María ha conocido dos dictaduras: la de Franco y la de Maduro. “Las dos, muy parecidas”, reconoce. La primera la obligó a abandonar España el 15 de diciembre de 1954 para no morirse de hambre. La de Maduro la impulsa a seguir luchando por la libertad en su país de adopción. Y, sobre todo, a seguir peleando por la dignidad de las mujeres. “El maltrato femenino allí es muy común”, se lamenta. María recuerda el caso de una mujer que se divorció del marido porque ya no soportaba más palizas y decidió juntarse con otro más civilizado. “Este solo la amenazaba con un revólver”, subraya la anciana. “Allí una mujer no puede vivir sola. Tiene que tener una pareja. Yo las enseñaba a valorarse como mujeres”.

Hasta su jubilación, María trabajó como cocinera de una familia española que acabaría emparentada con Jesús María Leizaola, el lehendakari en el exilio. “Gracias a ellos, que me pagaban el pasaje, pude viajar cada cuatro años a España. Nunca consintieron que me faltase de nada”.

Tampoco a Maduro, clueco de tópicos marxistas, le falta de nada. Curiosamente, es el único gordo en un país de flacos por decreto ley. Este antiguo conductor de autobuses que bendice el hambre de sus compatriotas desde la pantalla de la tele está descuartizando Venezuela en solomillos, jamones y filetes para entregársela a los hermanos cubanos y a los primos rusos a cambio de unos aviones que ya en tiempos del zar no valían ni para chatarra. Porque lo importante para Maduro es proteger al pueblo de la tentación de la democracia, ese grisú que amenaza con hacer saltar por los aires de bronce la estatua de Simón Bolívar, y para lo cual él no duda en torturar al disidente.

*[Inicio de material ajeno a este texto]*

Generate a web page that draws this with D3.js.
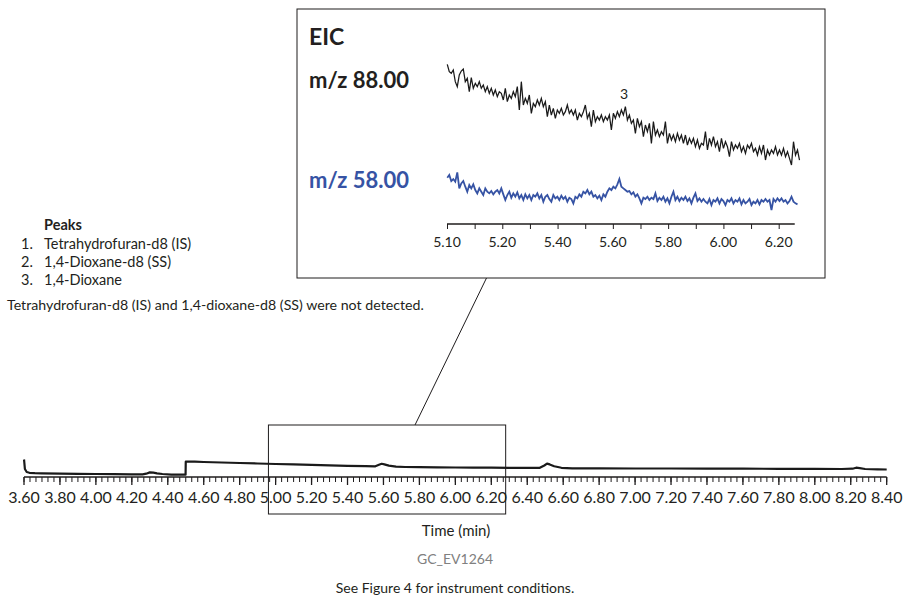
<!DOCTYPE html>
<html>
<head>
<meta charset="utf-8">
<script src="https://cdn.jsdelivr.net/npm/d3@7"></script>
<style>
    body { margin: 0; background: #fff; }
    svg text { font-family: Lato, "Open Sans", sans-serif; fill: #231f20; }
</style>
</head>
<body>
<svg id="chart"></svg>
<script>
// Main chromatogram (TIC), time in min, signal in arbitrary units
var mainTime = [3.600, 3.601, 3.605, 3.615, 3.63, 3.66, 3.70, 3.80, 3.90, 4.00, 4.10, 4.20, 4.26, 4.28, 4.30, 4.32, 4.34, 4.37, 4.42, 4.499,
    4.500, 4.55, 4.60, 4.70, 4.80, 4.90, 5.00, 5.10, 5.20, 5.30, 5.40, 5.50, 5.555, 5.575, 5.59, 5.605, 5.63, 5.67, 5.72, 5.80,
    5.90, 6.00, 6.10, 6.20, 6.30, 6.40, 6.47, 6.495, 6.51, 6.525, 6.55, 6.59, 6.65, 6.80, 7.00, 7.20, 7.40, 7.60, 7.80, 8.00,
    8.15, 8.21, 8.23, 8.25, 8.28, 8.35, 8.40];
var mainSignal = [17.5, 16, 8, 5, 4.2, 3.9, 3.7, 3.4, 3.2, 3.0, 2.9, 2.7, 2.7, 3.3, 4.6, 4.3, 3.6, 3.0, 2.4, 2.3,
    15.3, 15.3, 15.0, 14.5, 14.0, 13.5, 13.0, 12.6, 12.1, 11.6, 11.2, 10.8, 10.7, 12.2, 13.2, 12.6, 11.4, 10.4, 10.0, 9.8,
    9.6, 9.5, 9.4, 9.3, 9.2, 9.1, 9.2, 11.5, 13.4, 12.6, 10.8, 9.2, 8.7, 8.6, 8.5, 8.5, 8.4, 8.3, 8.2, 8.1,
    8.0, 8.3, 9.3, 8.8, 8.0, 7.6, 7.5];

// Main axis tick labels
var mainTicks = [3.6, 3.8, 4.0, 4.2, 4.4, 4.6, 4.8, 5.0, 5.2, 5.4, 5.6, 5.8, 6.0, 6.2, 6.4, 6.6, 6.8, 7.0, 7.2, 7.4, 7.6, 7.8, 8.0, 8.2, 8.4];

// EIC traces, one reading per scan
var eicStart = 5.001;
var eicScan = 0.00724;
var eic88 = [472, 450, 445, 455, 420, 405, 440, 452, 458, 420, 430, 390, 432, 400, 415, 405, 420, 400, 410, 390,
    405, 385, 400, 380, 395, 375, 390, 385, 365, 400, 360, 380, 370, 390, 375, 405, 335, 420, 350, 370,
    355, 380, 325, 355, 345, 365, 350, 370, 345, 360, 315, 350, 320, 340, 310, 335, 325, 340, 320, 330,
    350, 325, 335, 320, 335, 305, 325, 315, 330, 350, 310, 325, 285, 335, 300, 315, 305, 320, 300, 315,
    305, 320, 275, 325, 310, 330, 315, 335, 320, 345, 305, 320, 295, 305, 265, 310, 285, 300, 255, 290,
    270, 295, 235, 300, 260, 275, 255, 270, 260, 300, 235, 265, 245, 260, 240, 265, 245, 260, 235, 260,
    230, 250, 235, 250, 225, 245, 220, 235, 230, 270, 215, 250, 230, 255, 225, 240, 210, 250, 220, 240,
    225, 195, 240, 215, 230, 220, 235, 210, 225, 205, 230, 220, 235, 210, 220, 200, 225, 205, 230, 185,
    215, 200, 215, 205, 225, 200, 215, 200, 220, 195, 210, 190, 170, 240, 200, 215, 185];
var eic58 = [132, 140, 122, 128, 120, 148, 100, 115, 122, 105, 90, 110, 100, 112, 95, 85, 100, 90, 80, 100,
    90, 85, 92, 82, 90, 95, 85, 100, 82, 65, 80, 90, 72, 85, 75, 88, 70, 80, 65, 82,
    70, 80, 65, 80, 75, 85, 70, 80, 60, 75, 80, 68, 60, 80, 70, 75, 65, 78, 68, 75,
    60, 72, 68, 55, 75, 70, 82, 75, 90, 85, 95, 82, 90, 75, 80, 70, 78, 65, 82, 75,
    90, 100, 95, 105, 100, 112, 128, 105, 100, 95, 90, 92, 82, 88, 75, 82, 70, 55, 72, 68,
    75, 65, 72, 68, 85, 62, 72, 65, 75, 60, 70, 55, 75, 90, 65, 75, 62, 72, 65, 75,
    62, 70, 55, 72, 85, 62, 70, 60, 68, 60, 55, 68, 50, 65, 60, 70, 55, 68, 62, 50,
    65, 60, 70, 55, 65, 60, 70, 52, 65, 55, 60, 68, 50, 60, 55, 65, 52, 65, 60, 68,
    60, 65, 35, 68, 60, 70, 62, 70, 60, 65, 55, 62, 75, 60, 55, 52];

// Inset axis: tick positions and the labels printed under them
var eicTickValues = [5.0, 5.2, 5.4, 5.6, 5.8, 6.0, 6.2];
var eicTickLabels = ["5.10", "5.20", "5.40", "5.60", "5.80", "6.00", "6.20"];

// Zoomed window on main chromatogram
var zoomWindow = [4.96, 6.28];

var peakNames = ["Tetrahydrofuran-d8 (IS)", "1,4-Dioxane-d8 (SS)", "1,4-Dioxane"];

var width = 904;
var height = 601;
var ink = "#1f1c1d";
var blue = "#3653a4";

var svg = d3.select("#chart")
    .attr("width", width)
    .attr("height", height);

svg.append("rect").attr("width", width).attr("height", height).attr("fill", "#fff");

/********** Main chromatogram ************/
var axisY = 477;
var x = d3.scaleLinear().domain([3.6, 8.4]).range([24, 886.7]);
var y = d3.scaleLinear().domain([0, 20]).range([axisY, axisY - 20]);

var mainData = mainTime.map(function(t, i) { return [t, mainSignal[i]]; });

var mainLine = d3.line()
    .x(function(d) { return x(d[0]); })
    .y(function(d) { return y(d[1]); });

svg.append("path")
    .datum(mainData)
    .attr("fill", "none")
    .attr("stroke", "#1a1a1a")
    .attr("stroke-width", 2.2)
    .attr("stroke-linejoin", "round")
    .attr("d", mainLine);

// Axis: line, minor ticks, major ticks
var mainAxis = svg.append("g").attr("class", "main-axis");

mainAxis.append("line")
    .attr("x1", x(3.6)).attr("x2", x(8.4))
    .attr("y1", axisY).attr("y2", axisY)
    .attr("stroke", ink).attr("stroke-width", 1.5);

var minorTicks = d3.range(0, 145).map(function(i) { return 3.6 + i * 0.2 / 6; });
mainAxis.selectAll(".minor")
    .data(minorTicks)
    .enter().append("line")
    .attr("class", "minor")
    .attr("x1", function(d) { return x(d); })
    .attr("x2", function(d) { return x(d); })
    .attr("y1", axisY)
    .attr("y2", axisY + 5)
    .attr("stroke", ink).attr("stroke-width", 1);

mainAxis.selectAll(".major")
    .data(mainTicks)
    .enter().append("line")
    .attr("class", "major")
    .attr("x1", function(d) { return x(d); })
    .attr("x2", function(d) { return x(d); })
    .attr("y1", axisY)
    .attr("y2", axisY + 8)
    .attr("stroke", ink).attr("stroke-width", 1.3);

mainAxis.selectAll("text")
    .data(mainTicks)
    .enter().append("text")
    .attr("x", function(d) { return x(d); })
    .attr("y", 503)
    .attr("text-anchor", "middle")
    .style("font-size", "16px")
    .text(function(d) { return d.toFixed(2); });

svg.append("text")
    .attr("x", 456).attr("y", 536)
    .attr("text-anchor", "middle")
    .style("font-size", "15px")
    .text("Time (min)");

svg.append("text")
    .attr("x", 455).attr("y", 564)
    .attr("text-anchor", "middle")
    .style("font-size", "14px")
    .style("fill", "#808080")
    .text("GC_EV1264");

svg.append("text")
    .attr("x", 455).attr("y", 593)
    .attr("text-anchor", "middle")
    .style("font-size", "14px")
    .text("See Figure 4 for instrument conditions.");

// Zoom box and connector
svg.append("rect")
    .attr("x", x(zoomWindow[0])).attr("y", 425)
    .attr("width", x(zoomWindow[1]) - x(zoomWindow[0]))
    .attr("height", 89)
    .attr("fill", "none").attr("stroke", ink).attr("stroke-width", 1);

svg.append("line")
    .attr("x1", 415).attr("y1", 425)
    .attr("x2", 486.5).attr("y2", 278)
    .attr("stroke", ink).attr("stroke-width", 1);

/********** Peak legend ************/
var legend = svg.append("g").attr("class", "legend");

legend.append("text")
    .attr("x", 44).attr("y", 230)
    .style("font-size", "14.5px")
    .style("font-weight", "bold")
    .text("Peaks");

var items = legend.selectAll(".item")
    .data(peakNames)
    .enter().append("g")
    .attr("class", "item")
    .attr("transform", function(d, i) { return "translate(0," + (249 + i * 18) + ")"; });

items.append("text")
    .attr("x", 21)
    .style("font-size", "14.5px")
    .text(function(d, i) { return (i + 1) + "."; });

items.append("text")
    .attr("x", 44)
    .style("font-size", "14.5px")
    .text(function(d) { return d; });

legend.append("text")
    .attr("x", 7).attr("y", 310)
    .style("font-size", "14.2px")
    .text("Tetrahydrofuran-d8 (IS) and 1,4-dioxane-d8 (SS) were not detected.");

/********** EIC inset ************/
var inset = svg.append("g").attr("class", "inset");

inset.append("rect")
    .attr("x", 297).attr("y", 9)
    .attr("width", 528).attr("height", 269)
    .attr("fill", "#fff").attr("stroke", ink).attr("stroke-width", 1);

var ex = d3.scaleLinear().domain([5.0, 6.2]).range([447, 778.7]);
var ey = d3.scaleLinear().domain([0, 500]).range([221.7, 55]);
var eicAxisY = 224;

var eicLine = d3.line()
    .x(function(d, i) { return ex(eicStart + i * eicScan); })
    .y(function(d) { return ey(d); });

inset.append("path")
    .datum(eic88)
    .attr("fill", "none")
    .attr("stroke", "#1a1a1a")
    .attr("stroke-width", 1.25)
    .attr("d", eicLine);

inset.append("path")
    .datum(eic58)
    .attr("fill", "none")
    .attr("stroke", blue)
    .attr("stroke-width", 1.8)
    .attr("d", eicLine);

inset.append("text")
    .attr("x", 624).attr("y", 99)
    .attr("text-anchor", "middle")
    .style("font-size", "14px")
    .text("3");

var eicAxis = d3.axisBottom(ex)
    .tickValues(d3.range(0, 13).map(function(i) { return 5.0 + i * 0.1; }))
    .tickSize(5)
    .tickFormat("");

var eicAxisG = inset.append("g")
    .attr("transform", "translate(0," + eicAxisY + ")")
    .call(eicAxis);

eicAxisG.select(".domain")
    .attr("d", "M" + ex(5.0) + ",0H" + ex(6.258))
    .attr("stroke", ink).attr("stroke-width", 1.3);
eicAxisG.selectAll(".tick line").attr("stroke", ink);

inset.selectAll(".eic-label")
    .data(eicTickValues)
    .enter().append("text")
    .attr("class", "eic-label")
    .attr("x", function(d) { return ex(d); })
    .attr("y", 247)
    .attr("text-anchor", "middle")
    .style("font-size", "14px")
    .text(function(d, i) { return eicTickLabels[i]; });

inset.append("text")
    .attr("x", 309).attr("y", 45)
    .style("font-size", "23px")
    .style("font-weight", "bold")
    .text("EIC");

inset.append("text")
    .attr("x", 309).attr("y", 88)
    .style("font-size", "22px")
    .style("font-weight", "bold")
    .text("m/z 88.00");

inset.append("text")
    .attr("x", 309).attr("y", 188)
    .style("font-size", "22px")
    .style("font-weight", "bold")
    .style("fill", blue)
    .text("m/z 58.00");
</script>
</body>
</html>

El último, Rafael Acosta. Un capitán que acaba de morir bajo la mirada de Chávez que multiplican las vallas publicitarias a lo largo y ancho del país.

Maduro tiene miedo. O eso al menos cree María. Su régimen es un perfume de manzanas podridas, que es a lo que huele claustrofóbicamente el grisú. Dicho de otro modo, la dictadura tiene los días contados. Y la gente vive de esta esperanza como de un pan metafísico y candeal. Maduro presiente su fin. De ahí que, para granjearse la confianza del pueblo, echara a desfilar el pasado 5 de julio, Día de la Independencia, a los milicianos, pero no abrazados a fusiles, sino a poco marciales cajas de cartón. Las cajas de comida —harina de maíz, un paquete de arroz, pasta y leche— que el dictador reparte cada dos meses a los diez millones de obligados chavistas que aún no se han marchado del país dando un portazo. O, por decir mejor, del narcopaís creado por Diosdado Cabello, el segundo de a bordo de una Venezuela a la que ya no salva ni la belleza tropical de las misses, porque se hunde como el Titanic desde que Guaidó fue reconocido como presidente interino por más de cincuenta gobiernos extranjeros.

Pero el hundimiento puede ser lento. Algo que a María no le importa. “Mi vida fue muy linda, llena de satisfacciones, siempre dedicada a los demás”, dice. En breve, volverá a su barrio de Caracas, porque sabe que todas las dictaduras están hechas de cenizas. Y sonríe al presentir que cualquier amanecer de estos los venezolanos reirán de verdad mientras Maduro, esta vez, no llorará lágrimas de mentira.